Equities in Asia took their cues from Wall Street, where the S&P 500 .SPX and Nasdaq .IXIC suffered their steepest losses in more than two months overnight. [.N]
U.S. technology shares were particularly hard hit. Chipmakers which derive much of their revenue from China took a battering, following a report on Monday that the U.S. Treasury Department was drafting curbs that would block companies with at least 25 percent Chinese ownership from buying U.S. tech firms.
Besides the trade spat with China, the United States has recently upped the ante in a challenge to the European Union by threatening to impose tariffs on cars imported from the bloc.
MSCI’s broadest index of Asia-Pacific shares outside Japan .MIAPJ0000PUS dipped 0.1 percent.
Japan's Nikkei .N225 lost 0.8 percent, South Korea's KOSPI .KS11 fell 0.55 percent and Australian stocks dropped 0.6 percent.
“Increasingly hawkish trade rhetoric the United States is employing could begin impacting the economy by cooling investor sentiment and curbing capital expenditure by corporations,” said Masahiro Ichikawa, senior strategist at Sumitomo Mitsui Asset Management.
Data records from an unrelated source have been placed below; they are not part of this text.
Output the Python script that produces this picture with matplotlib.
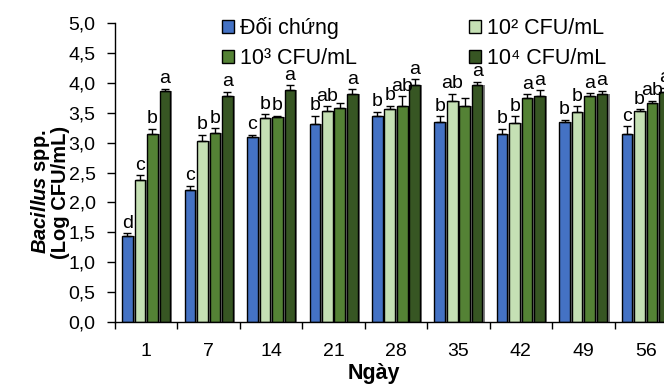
import numpy as np
import matplotlib
matplotlib.use("Agg")
import matplotlib.pyplot as plt
import matplotlib.ticker as tck

plt.rcParams["font.family"] = ["Liberation Sans", "DejaVu Sans"]
plt.rcParams["mathtext.fontset"] = "custom"
plt.rcParams["mathtext.it"] = "Liberation Sans:italic:bold"
plt.rcParams["mathtext.rm"] = "Liberation Sans:bold"

days = ["1", "7", "14", "21", "28", "35", "42", "49", "56"]
series = ["Đối chứng", "10² CFU/mL", "10³ CFU/mL", "10⁴ CFU/mL"]
colors = ["#4472C4", "#C5E0B4", "#548235", "#375623"]

control = [1.43, 2.20, 3.09, 3.31, 3.44, 3.34, 3.14, 3.35, 3.14]
cfu_e2 = [2.38, 3.03, 3.41, 3.53, 3.56, 3.70, 3.33, 3.52, 3.53]
cfu_e3 = [3.14, 3.16, 3.42, 3.58, 3.62, 3.61, 3.75, 3.78, 3.66]
cfu_e4 = [3.86, 3.78, 3.88, 3.82, 3.97, 3.97, 3.78, 3.81, 3.85]

err_control = [0.05, 0.08, 0.04, 0.14, 0.08, 0.10, 0.09, 0.03, 0.13]
err_e2 = [0.08, 0.10, 0.07, 0.08, 0.06, 0.12, 0.11, 0.09, 0.03]
err_e3 = [0.09, 0.08, 0.03, 0.09, 0.16, 0.13, 0.06, 0.05, 0.04]
err_e4 = [0.04, 0.07, 0.08, 0.07, 0.09, 0.05, 0.10, 0.06, 0.07]

let_control = ["d", "c", "c", "b", "b", "b", "b", "b", "c"]
let_e2 = ["c", "b", "b", "ab", "b", "ab", "b", "b", "b"]
let_e3 = ["b", "b", "b", "", "ab", "", "a", "a", "ab"]
let_e4 = ["a", "a", "a", "a", "a", "a", "a", "a", "a"]

values = [control, cfu_e2, cfu_e3, cfu_e4]
errors = [err_control, err_e2, err_e3, err_e4]
letters = [let_control, let_e2, let_e3, let_e4]

fig = plt.figure(figsize=(6.64, 3.91), dpi=100)
# plot area runs past the right edge, as in the cropped original
ax = fig.add_axes([115 / 664, 69 / 391, 562 / 664, 299 / 391])

x = np.arange(len(days))
width = 0.17
offsets = [-0.3, -0.1, 0.1, 0.3]

for vals, errs, labs, col, off, name in zip(values, errors, letters, colors, offsets, series):
    # grey shadow on the right of each bar
    ax.bar(x + off + 0.035, vals, width, color="#808080", zorder=1)
    ax.bar(x + off, vals, width, color=col, edgecolor="black", linewidth=1.0,
           zorder=2, label=name)
    ax.errorbar(x + off, vals, yerr=[np.zeros(len(vals)), errs], fmt="none",
                ecolor="black", elinewidth=1.0, capsize=3, capthick=1.0, zorder=3)
    for xi, v, e, s in zip(x + off, vals, errs, labs):
        if s:
            ax.annotate(s, (xi, v + e), xytext=(0, 1), textcoords="offset points",
                        ha="center", va="bottom", fontsize=14)

ax.set_xlim(-0.5, len(days) - 0.5)
ax.set_ylim(0, 5)
ax.set_xticks(x)
ax.set_xticklabels(days)
ax.xaxis.set_minor_locator(tck.FixedLocator(np.arange(len(days) + 1) - 0.5))
ax.tick_params(axis="x", which="major", length=0, pad=15, labelsize=14)
ax.tick_params(axis="x", which="minor", length=5, width=1, direction="out")
ax.yaxis.set_major_locator(tck.MultipleLocator(0.5))
ax.yaxis.set_major_formatter(tck.FuncFormatter(lambda v, p: ("%.1f" % v).replace(".", ",")))
ax.tick_params(axis="y", length=6, width=1, pad=8, labelsize=14)

for s in ["top", "right"]:
    ax.spines[s].set_visible(False)
for s in ["left", "bottom"]:
    ax.spines[s].set_linewidth(1.0)

fig.text(41 / 664, 1 - 192 / 391, r"$\mathit{Bacillus}$ spp.", rotation=90,
         ha="center", va="center", fontsize=14.5, fontweight="bold")
fig.text(61 / 664, 1 - 192 / 391, "(Log CFU/mL)", rotation=90,
         ha="center", va="center", fontsize=14.5, fontweight="bold")
fig.text(374 / 664, 1 - 374 / 391, "Ngày", ha="center", va="center",
         fontsize=15.5, fontweight="bold")

h, l = ax.get_legend_handles_labels()
order = [0, 2, 1, 3]
fig.legend([h[i] for i in order], [l[i] for i in order], ncol=2,
           loc="upper left", bbox_to_anchor=(211 / 664, 1 - 6 / 391),
           frameon=False, fontsize=15.5, handlelength=0.55, handleheight=0.55,
           handletextpad=0.3, columnspacing=5.2, labelspacing=0.45, borderpad=0)

fig.savefig("out.png", dpi=100)
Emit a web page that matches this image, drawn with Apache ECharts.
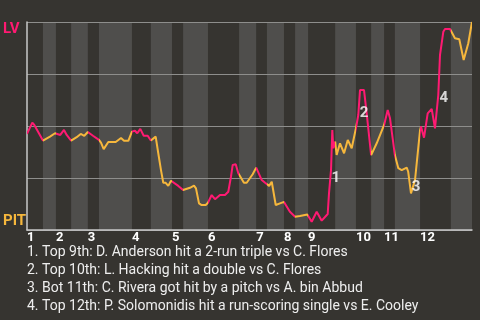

“It’s turning out to be a long-term bearish factor for the financial markets, as the United States is unlikely to back down at least through its midterm elections.”
The dollar index against a basket of six major currencies stood little changed at 94.302 .DXY after dipping 0.25 percent overnight, when it fell for the fourth straight session.
The greenback was pressured as long-term U.S. Treasury yields declined to one-week lows amid the heightened risk aversion in financial markets.
The euro hovered just below an 11-day high of $1.1713 EUR= scaled overnight against the sagging dollar.
The U.S. currency was down 0.2 percent at 109.525 yen JPY=, having fallen to a two-week low of 109.365 on Monday. The yen often attracts bids in times of political tensions and market turmoil.
Brent crude oil futures LCOc1 were up 0.3 percent at $74.95. The contracts had slid 1 percent overnight as receding investor risk appetite weighed on commodities.
Oil prices have seesawed after OPEC and its allies on Friday agreed to increase global supplies, albeit modestly.